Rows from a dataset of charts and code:
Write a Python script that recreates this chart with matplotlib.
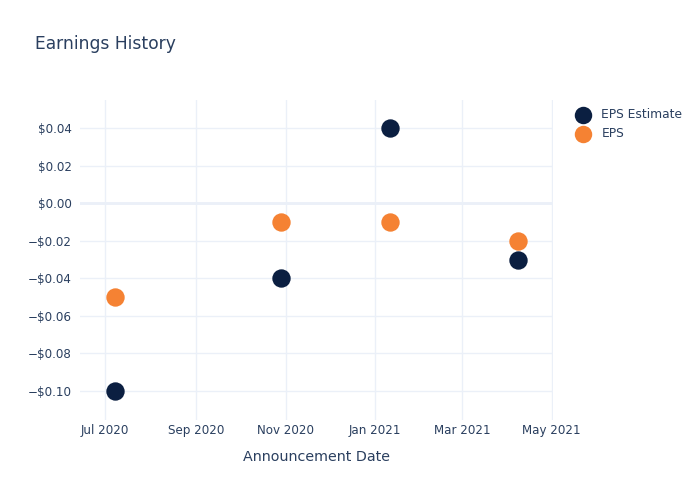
import numpy as np
import matplotlib.pyplot as plt
import matplotlib.dates as mdates
from matplotlib.ticker import FuncFormatter, FixedLocator

# dados
datas = np.array(['2020-07-08', '2020-10-29', '2021-01-11', '2021-04-08'], dtype='datetime64[D]')
eps_estimate = [-0.10, -0.04, 0.04, -0.03]
eps = [-0.05, -0.01, -0.01, -0.02]

texto = '#2a3f5f'
grade = '#ebf0f8'
cor_est = '#0b1f41'
cor_eps = '#f58233'

plt.rcParams['font.family'] = ['DejaVu Sans']

fig = plt.figure(figsize=(7, 5), dpi=100)
ax = fig.add_axes([80/700, 80/500, 473/700, 320/500])

ax.scatter(datas, eps_estimate, s=175, color=cor_est, label='EPS Estimate', zorder=3, linewidths=0)
ax.scatter(datas, eps, s=175, color=cor_eps, label='EPS', zorder=3, linewidths=0)

ax.set_xlim(np.datetime64('2020-06-14'), np.datetime64('2021-05-02'))
ax.set_ylim(-0.1154, 0.0549)

ax.xaxis.set_major_locator(mdates.MonthLocator(bymonth=[1, 3, 5, 7, 9, 11]))
ax.xaxis.set_major_formatter(mdates.DateFormatter('%b %Y'))
ax.yaxis.set_major_locator(FixedLocator(np.arange(-0.10, 0.05, 0.02)))


def dolar(v, pos):
    if abs(v) < 1e-9:
        return '$0.00'
    s = '$%.2f' % abs(v)
    return ('\u2212' + s) if v < 0 else s


ax.yaxis.set_major_formatter(FuncFormatter(dolar))

for sp in ax.spines.values():
    sp.set_visible(False)
ax.grid(True, color=grade, linewidth=1, zorder=0)
ax.axhline(0, color=grade, linewidth=2, zorder=1)
ax.tick_params(length=0, labelsize=8.6, labelcolor=texto, pad=3)
ax.tick_params(axis='y', pad=6)

ax.set_xlabel('Announcement Date', fontsize=10.3, color=texto, labelpad=9)
fig.text(35/700, 1 - 44/500, 'Earnings History', fontsize=12.3, color=texto, va='center', ha='left')

fig.legend(loc='upper left', bbox_to_anchor=(566/700, 1 - 103/500), frameon=False,
           fontsize=8.8, labelcolor=texto, markerscale=0.95, handletextpad=0.5,
           labelspacing=0.5, borderaxespad=0)

plt.savefig('out.png')
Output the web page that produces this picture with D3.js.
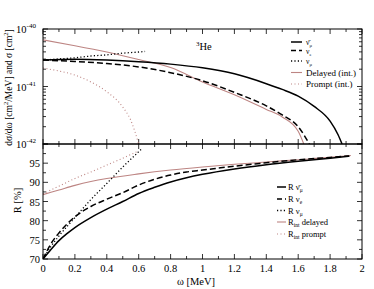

• GIVEN PROBLEM: From the first line of the entries above down to the line holding "plt.rcParams['font.family'] = ['DejaVu Sans']", quote each line exactly and nothing else, skipping pictures.

• EXPECTED ANSWER:
Write a Python script that recreates this chart with matplotlib.
import numpy as np
import matplotlib.pyplot as plt
import matplotlib.dates as mdates
from matplotlib.ticker import FuncFormatter, FixedLocator

# dados
datas = np.array(['2020-07-08', '2020-10-29', '2021-01-11', '2021-04-08'], dtype='datetime64[D]')
eps_estimate = [-0.10, -0.04, 0.04, -0.03]
eps = [-0.05, -0.01, -0.01, -0.02]

texto = '#2a3f5f'
grade = '#ebf0f8'
cor_est = '#0b1f41'
cor_eps = '#f58233'

plt.rcParams['font.family'] = ['DejaVu Sans']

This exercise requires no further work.